Eccentricity-induced systematic error on parametrized tests of general relativity: Hierarchical Bayesian inference applied to a binary black hole population

TL;DR

This paper investigates how unmodeled binary eccentricity can cause systematic errors in testing general relativity with gravitational wave data, and uses hierarchical Bayesian inference to quantify these biases and improve bounds on deviations.

Contribution

It introduces a hierarchical Bayesian framework to assess eccentricity-induced biases in parametrized tests of GR across a BBH population.

Findings

Systematic biases from eccentricity can mimic false GR violations.

Projected bounds on TGR parameters are slightly worsened by eccentricity inclusion.

Hierarchical Bayesian inference effectively models population-level effects.

Abstract

One approach to testing general relativity (GR) introduces free parameters in the post-Newtonian (PN) expansion of the gravitational-wave (GW) phase.

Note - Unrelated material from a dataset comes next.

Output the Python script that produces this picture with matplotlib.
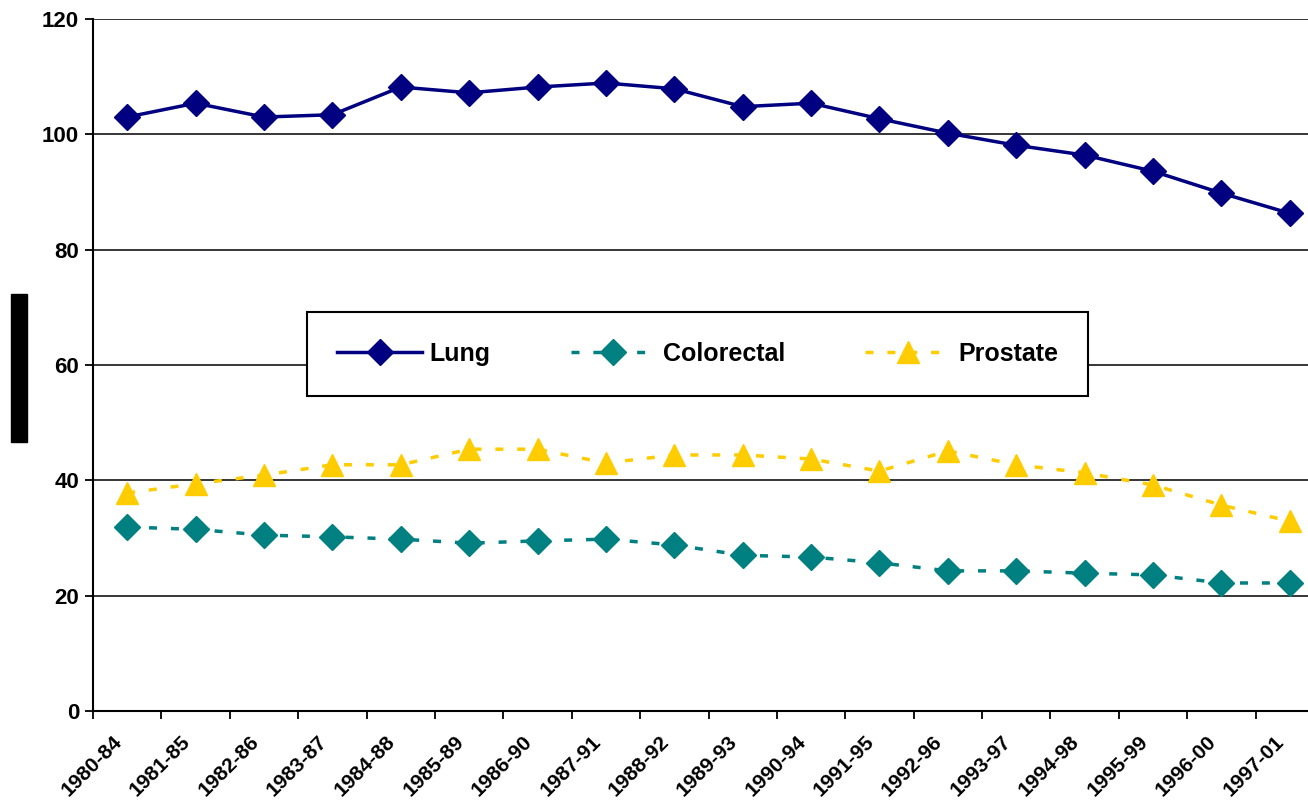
import matplotlib
matplotlib.use("Agg")
import matplotlib.pyplot as plt
from matplotlib.patches import Rectangle
from matplotlib.transforms import ScaledTranslation

plt.rcParams["font.family"] = ["Liberation Sans", "DejaVu Sans"]
plt.rcParams["font.weight"] = "bold"

periods = ["1980-84", "1981-85", "1982-86", "1983-87", "1984-88", "1985-89",
           "1986-90", "1987-91", "1988-92", "1989-93", "1990-94", "1991-95",
           "1992-96", "1993-97", "1994-98", "1995-99", "1996-00", "1997-01"]

lung = [103.0, 105.4, 103.0, 103.4, 108.2, 107.2, 108.2, 108.9, 107.9,
        104.8, 105.4, 102.7, 100.2, 98.1, 96.4, 93.6, 89.8, 86.3]
colorectal = [31.9, 31.5, 30.5, 30.2, 29.8, 29.1, 29.5, 29.8, 28.8,
              27.0, 26.7, 25.7, 24.3, 24.3, 23.9, 23.6, 22.2, 22.2]
prostate = [37.8, 39.4, 40.9, 42.7, 42.7, 45.4, 45.4, 43.0, 44.4,
            44.4, 43.7, 41.6, 45.1, 42.7, 41.3, 39.2, 35.7, 32.9]

W, H = 1308, 801
fig = plt.figure(figsize=(W / 100, H / 100), dpi=100)

# axes run past the right edge (the source chart is cropped there)
left, right, top, bottom = 93, 1324, 19, 711
ax = fig.add_axes([left / W, 1 - bottom / H, (right - left) / W, (bottom - top) / H])

x = range(len(periods))
dash = (0, (2.3, 4))
ax.plot(x, lung, color="#000080", lw=2.5, marker="D", ms=13, label="Lung")
ax.plot(x, colorectal, color="#008080", lw=2.5, ls=dash, marker="D", ms=13,
        label="Colorectal")
ax.plot(x, prostate, color="#FFCC00", lw=2.5, ls=dash, marker="^", ms=16,
        label="Prostate")

ax.set_xlim(-0.5, len(periods) - 0.5)
ax.set_ylim(0, 120)
ax.set_yticks(range(0, 121, 20))
ax.yaxis.grid(True, color="black", lw=1.1)
ax.set_axisbelow(True)

# category boundaries get the tick marks, centers get the labels
ax.set_xticks([i - 0.5 for i in range(len(periods) + 1)])
ax.set_xticklabels([])
ax.set_xticks(list(x), minor=True)
ax.set_xticklabels(periods, minor=True, rotation=45, ha="right",
                   rotation_mode="anchor", fontsize=15, fontweight="bold")
ax.tick_params(axis="x", which="minor", length=0, pad=15)
ax.tick_params(axis="x", which="major", length=6, width=1.3, direction="out")
ax.tick_params(axis="y", length=6, width=1.3, labelsize=16, pad=4)
for lab in ax.get_yticklabels():
    lab.set_fontweight("bold")
shift = ScaledTranslation(-15 / 100, 0, fig.dpi_scale_trans)
for lab in ax.get_xticklabels(minor=True):
    lab.set_transform(lab.get_transform() + shift)

for s in ["top", "right"]:
    ax.spines[s].set_visible(False)
for s in ["left", "bottom"]:
    ax.spines[s].set_linewidth(1.5)

leg = ax.legend(loc="center", bbox_to_anchor=((303 + 1092) / 2 / W, 1 - 354 / H),
                bbox_transform=fig.transFigure, ncol=3, fontsize=18,
                handlelength=3.4, handletextpad=0.3, columnspacing=3.2,
                borderpad=1.2, fancybox=False, framealpha=1, edgecolor="black")
leg.get_frame().set_linewidth(1.5)

# redacted y-axis title
fig.patches.append(Rectangle((11 / W, 1 - 442 / H), 16 / W, 148 / H,
                             transform=fig.transFigure, color="black"))

fig.savefig("out.png", dpi=100)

If systematic errors on these testing GR (TGR) parameters exceed the statistical errors, this may signal a false violation of GR. Here, we consider systematic errors produced by unmodeled binary eccentricity. Since the eccentricity of GW events in ground-based detectors is expected to be small or negligible, the use of quasicircular waveform models for testing GR may be safe when analyzing a small number of events. However, as the catalog size of GW detections increases, more stringent bounds on GR deviations can be placed by combining information from multiple events. In that case, even small systematic biases may become significant. We apply the approach of hierarchical Bayesian inference to model the posterior probability distributions of the TGR parameters inferred from a population of eccentric binary black holes (BBHs). We assume each TGR parameter value varies across the BBH population according to a Gaussian distribution. We compute the posterior distributions for these Gaussian hyperparameters. This is done for LIGO and Cosmic Explorer (CE). We find that systematic biases from unmodeled eccentricity can signal false GR violations for both detectors when considering constraints set by a catalog of events. We also compute the projected bounds on the $10$ TGR parameters when eccentricity is included as a parameter in the waveform model. We find that the first four dimensionless TGR deformation parameters can be bounded at $90\%$ confidence to $\delta \hat{\varphi}_i \lesssim 10^{-2}$ for LIGO and $\lesssim 10^{-3}$ for CE [where $i=(0,1,2,3)$]. In comparison to the circular orbit case, the combined bounds on the TGR parameters worsen by a modest factor of $\lesssim 2$ when eccentricity is included in the waveform.